◆ Task goal:
Retype all material exactly. Pictures stay out of the copy.

◆ Data shown:
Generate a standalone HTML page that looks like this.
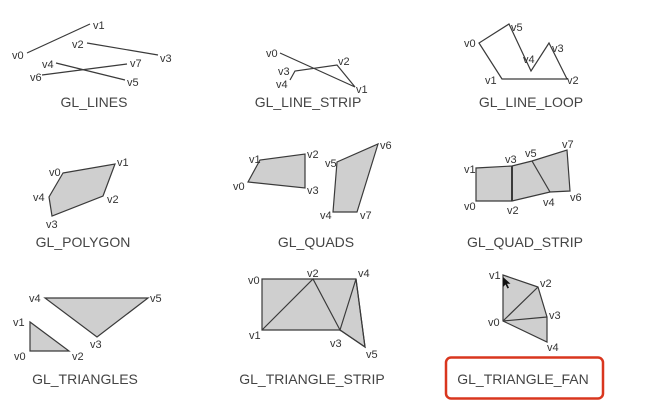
<!DOCTYPE html>
<html><head><meta charset="utf-8"><style>
html,body{margin:0;padding:0;background:#fff;width:649px;height:412px;overflow:hidden}
svg{display:block}
text{font-family:"Liberation Sans",sans-serif;fill:#333}
.l{font-size:11px}
.c{font-size:14px;fill:#444;text-anchor:middle}
.s{stroke:#3a3a3a;stroke-width:1.2;fill:none}
.f{stroke:#3a3a3a;stroke-width:1.2;fill:#cfcfcf}
</style></head><body>
<svg width="649" height="412" viewBox="0 0 649 412" xmlns="http://www.w3.org/2000/svg">
<!-- GL_LINES -->
<line class="s" x1="27" y1="53" x2="90" y2="24"/>
<line class="s" x1="87" y1="43" x2="158" y2="55"/>
<line class="s" x1="56" y1="63" x2="125" y2="80"/>
<line class="s" x1="42" y1="75" x2="127" y2="64"/>
<text class="l" x="12" y="59">v0</text><text class="l" x="93" y="29">v1</text>
<text class="l" x="72" y="48">v2</text><text class="l" x="160" y="62">v3</text>
<text class="l" x="42" y="68">v4</text><text class="l" x="127" y="86">v5</text>
<text class="l" x="30" y="81">v6</text><text class="l" x="130" y="67">v7</text>
<text class="c" x="94" y="107">GL_LINES</text>
<!-- GL_LINE_STRIP -->
<polyline class="s" points="280,53 355,87 337,65 295,71 290,80"/>
<text class="l" x="266" y="57">v0</text><text class="l" x="356" y="93">v1</text>
<text class="l" x="338" y="65">v2</text><text class="l" x="278" y="75">v3</text>
<text class="l" x="276" y="88">v4</text>
<text class="c" x="308" y="107">GL_LINE_STRIP</text>
<!-- GL_LINE_LOOP -->
<polygon class="s" points="479,43 502,79 567,79 549,43 531,71 509,24"/>
<text class="l" x="464" y="47">v0</text><text class="l" x="511" y="31">v5</text>
<text class="l" x="523" y="63">v4</text><text class="l" x="552" y="52">v3</text>
<text class="l" x="485" y="84">v1</text><text class="l" x="567" y="84">v2</text>
<text class="c" x="531" y="107">GL_LINE_LOOP</text>
<!-- GL_POLYGON -->
<polygon class="f" points="63,173 115,164 103,196 52,216 49,197"/>
<text class="l" x="49" y="176">v0</text><text class="l" x="117" y="166">v1</text>
<text class="l" x="107" y="203">v2</text><text class="l" x="46" y="228">v3</text>
<text class="l" x="33" y="201">v4</text>
<text class="c" x="83" y="247">GL_POLYGON</text>
<!-- GL_QUADS -->
<polygon class="f" points="248,182 260,160 305,154 305,188"/>
<polygon class="f" points="333,212 337,162 378,144 357,212"/>
<text class="l" x="249" y="163">v1</text><text class="l" x="307" y="158">v2</text>
<text class="l" x="233" y="190">v0</text><text class="l" x="307" y="194">v3</text>
<text class="l" x="325" y="167">v5</text><text class="l" x="380" y="149">v6</text>
<text class="l" x="320" y="219">v4</text><text class="l" x="360" y="219">v7</text>
<text class="c" x="316" y="247">GL_QUADS</text>
<!-- GL_QUAD_STRIP -->
<polygon class="f" points="476,201 476,168 512,166 532,161 567,150 570,191 550,192 512,201"/>
<line class="s" x1="512" y1="166" x2="512" y2="201" style="stroke-width:2"/>
<line class="s" x1="532" y1="161" x2="550" y2="192"/>
<text class="l" x="464" y="173">v1</text><text class="l" x="505" y="163">v3</text>
<text class="l" x="525" y="157">v5</text><text class="l" x="562" y="148">v7</text>
<text class="l" x="464" y="210">v0</text><text class="l" x="507" y="214">v2</text>
<text class="l" x="543" y="206">v4</text><text class="l" x="570" y="201">v6</text>
<text class="c" x="525" y="247">GL_QUAD_STRIP</text>
<!-- GL_TRIANGLES -->
<polygon class="f" points="30,351 30,322 69,351"/>
<polygon class="f" points="45,298 148,298 97,337"/>
<text class="l" x="13" y="326">v1</text><text class="l" x="14" y="360">v0</text>
<text class="l" x="72" y="360">v2</text><text class="l" x="29" y="302">v4</text>
<text class="l" x="150" y="302">v5</text><text class="l" x="90" y="348">v3</text>
<text class="c" x="85" y="384">GL_TRIANGLES</text>
<!-- GL_TRIANGLE_STRIP -->
<polygon class="f" points="262,279 356,279 365,347 340,330 262,330"/>
<polyline class="s" points="262,330 313,279 340,330 356,279 365,347 340,330"/>
<text class="l" x="248" y="284">v0</text><text class="l" x="307" y="277">v2</text>
<text class="l" x="358" y="277">v4</text><text class="l" x="249" y="339">v1</text>
<text class="l" x="330" y="347">v3</text><text class="l" x="366" y="358">v5</text>
<text class="c" x="312" y="384">GL_TRIANGLE_STRIP</text>
<!-- GL_TRIANGLE_FAN -->
<polygon class="f" points="503,321 503,275 538,287 547,317 547,342"/>
<line class="s" x1="503" y1="321" x2="538" y2="287"/>
<line class="s" x1="503" y1="321" x2="547" y2="317"/>
<path d="M503,277 l0,10 l2.5,-2.5 l2,4 l1.5,-0.8 l-2,-4 l3.5,0 z" fill="#111"/>
<text class="l" x="489" y="279">v1</text><text class="l" x="540" y="287">v2</text>
<text class="l" x="549" y="319">v3</text><text class="l" x="488" y="326">v0</text>
<text class="l" x="547" y="351">v4</text>
<text class="c" x="523" y="384">GL_TRIANGLE_FAN</text>
<rect x="446" y="357.5" width="157" height="41" rx="5" fill="none" stroke="#d9361e" stroke-width="2.5"/>
</svg>
</body></html>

◆ Correct output:
Generate a standalone HTML page that looks like this.
<!DOCTYPE html>
<html><head><meta charset="utf-8"><style>
html,body{margin:0;padding:0;background:#fff;width:649px;height:412px;overflow:hidden}
svg{display:block}
text{font-family:"Liberation Sans",sans-serif;fill:#333}
.l{font-size:11px}
.c{font-size:14px;fill:#444;text-anchor:middle}
.s{stroke:#3a3a3a;stroke-width:1.2;fill:none}
.f{stroke:#3a3a3a;stroke-width:1.2;fill:#cfcfcf}
</style></head><body>
<svg width="649" height="412" viewBox="0 0 649 412" xmlns="http://www.w3.org/2000/svg">
<!-- GL_LINES -->
<line class="s" x1="27" y1="53" x2="90" y2="24"/>
<line class="s" x1="87" y1="43" x2="158" y2="55"/>
<line class="s" x1="56" y1="63" x2="125" y2="80"/>
<line class="s" x1="42" y1="75" x2="127" y2="64"/>
<text class="l" x="12" y="59">v0</text><text class="l" x="93" y="29">v1</text>
<text class="l" x="72" y="48">v2</text><text class="l" x="160" y="62">v3</text>
<text class="l" x="42" y="68">v4</text><text class="l" x="127" y="86">v5</text>
<text class="l" x="30" y="81">v6</text><text class="l" x="130" y="67">v7</text>
<text class="c" x="94" y="107">GL_LINES</text>
<!-- GL_LINE_STRIP -->
<polyline class="s" points="280,53 355,87 337,65 295,71 290,80"/>
<text class="l" x="266" y="57">v0</text><text class="l" x="356" y="93">v1</text>
<text class="l" x="338" y="65">v2</text><text class="l" x="278" y="75">v3</text>
<text class="l" x="276" y="88">v4</text>
<text class="c" x="308" y="107">GL_LINE_STRIP</text>
<!-- GL_LINE_LOOP -->
<polygon class="s" points="479,43 502,79 567,79 549,43 531,71 509,24"/>
<text class="l" x="464" y="47">v0</text><text class="l" x="511" y="31">v5</text>
<text class="l" x="523" y="63">v4</text><text class="l" x="552" y="52">v3</text>
<text class="l" x="485" y="84">v1</text><text class="l" x="567" y="84">v2</text>
<text class="c" x="531" y="107">GL_LINE_LOOP</text>
<!-- GL_POLYGON -->
<polygon class="f" points="63,173 115,164 103,196 52,216 49,197"/>
<text class="l" x="49" y="176">v0</text><text class="l" x="117" y="166">v1</text>
<text class="l" x="107" y="203">v2</text><text class="l" x="46" y="228">v3</text>
<text class="l" x="33" y="201">v4</text>
<text class="c" x="83" y="247">GL_POLYGON</text>
<!-- GL_QUADS -->
<polygon class="f" points="248,182 260,160 305,154 305,188"/>
<polygon class="f" points="333,212 337,162 378,144 357,212"/>
<text class="l" x="249" y="163">v1</text><text class="l" x="307" y="158">v2</text>
<text class="l" x="233" y="190">v0</text><text class="l" x="307" y="194">v3</text>
<text class="l" x="325" y="167">v5</text><text class="l" x="380" y="149">v6</text>
<text class="l" x="320" y="219">v4</text><text class="l" x="360" y="219">v7</text>
<text class="c" x="316" y="247">GL_QUADS</text>
<!-- GL_QUAD_STRIP -->
<polygon class="f" points="476,201 476,168 512,166 532,161 567,150 570,191 550,192 512,201"/>
<line class="s" x1="512" y1="166" x2="512" y2="201" style="stroke-width:2"/>
<line class="s" x1="532" y1="161" x2="550" y2="192"/>
<text class="l" x="464" y="173">v1</text><text class="l" x="505" y="163">v3</text>
<text class="l" x="525" y="157">v5</text><text class="l" x="562" y="148">v7</text>
<text class="l" x="464" y="210">v0</text><text class="l" x="507" y="214">v2</text>
<text class="l" x="543" y="206">v4</text><text class="l" x="570" y="201">v6</text>
<text class="c" x="525" y="247">GL_QUAD_STRIP</text>
<!-- GL_TRIANGLES -->
<polygon class="f" points="30,351 30,322 69,351"/>
<polygon class="f" points="45,298 148,298 97,337"/>
<text class="l" x="13" y="326">v1</text><text class="l" x="14" y="360">v0</text>
<text class="l" x="72" y="360">v2</text><text class="l" x="29" y="302">v4</text>
<text class="l" x="150" y="302">v5</text><text class="l" x="90" y="348">v3</text>
<text class="c" x="85" y="384">GL_TRIANGLES</text>
<!-- GL_TRIANGLE_STRIP -->
<polygon class="f" points="262,279 356,279 365,347 340,330 262,330"/>
<polyline class="s" points="262,330 313,279 340,330 356,279 365,347 340,330"/>
<text class="l" x="248" y="284">v0</text><text class="l" x="307" y="277">v2</text>
<text class="l" x="358" y="277">v4</text><text class="l" x="249" y="339">v1</text>
<text class="l" x="330" y="347">v3</text><text class="l" x="366" y="358">v5</text>
<text class="c" x="312" y="384">GL_TRIANGLE_STRIP</text>
<!-- GL_TRIANGLE_FAN -->
<polygon class="f" points="503,321 503,275 538,287 547,317 547,342"/>
<line class="s" x1="503" y1="321" x2="538" y2="287"/>
<line class="s" x1="503" y1="321" x2="547" y2="317"/>
<path d="M503,277 l0,10 l2.5,-2.5 l2,4 l1.5,-0.8 l-2,-4 l3.5,0 z" fill="#111"/>
<text class="l" x="489" y="279">v1</text><text class="l" x="540" y="287">v2</text>
<text class="l" x="549" y="319">v3</text><text class="l" x="488" y="326">v0</text>
<text class="l" x="547" y="351">v4</text>
<text class="c" x="523" y="384">GL_TRIANGLE_FAN</text>
<rect x="446" y="357.5" width="157" height="41" rx="5" fill="none" stroke="#d9361e" stroke-width="2.5"/>
</svg>
</body></html>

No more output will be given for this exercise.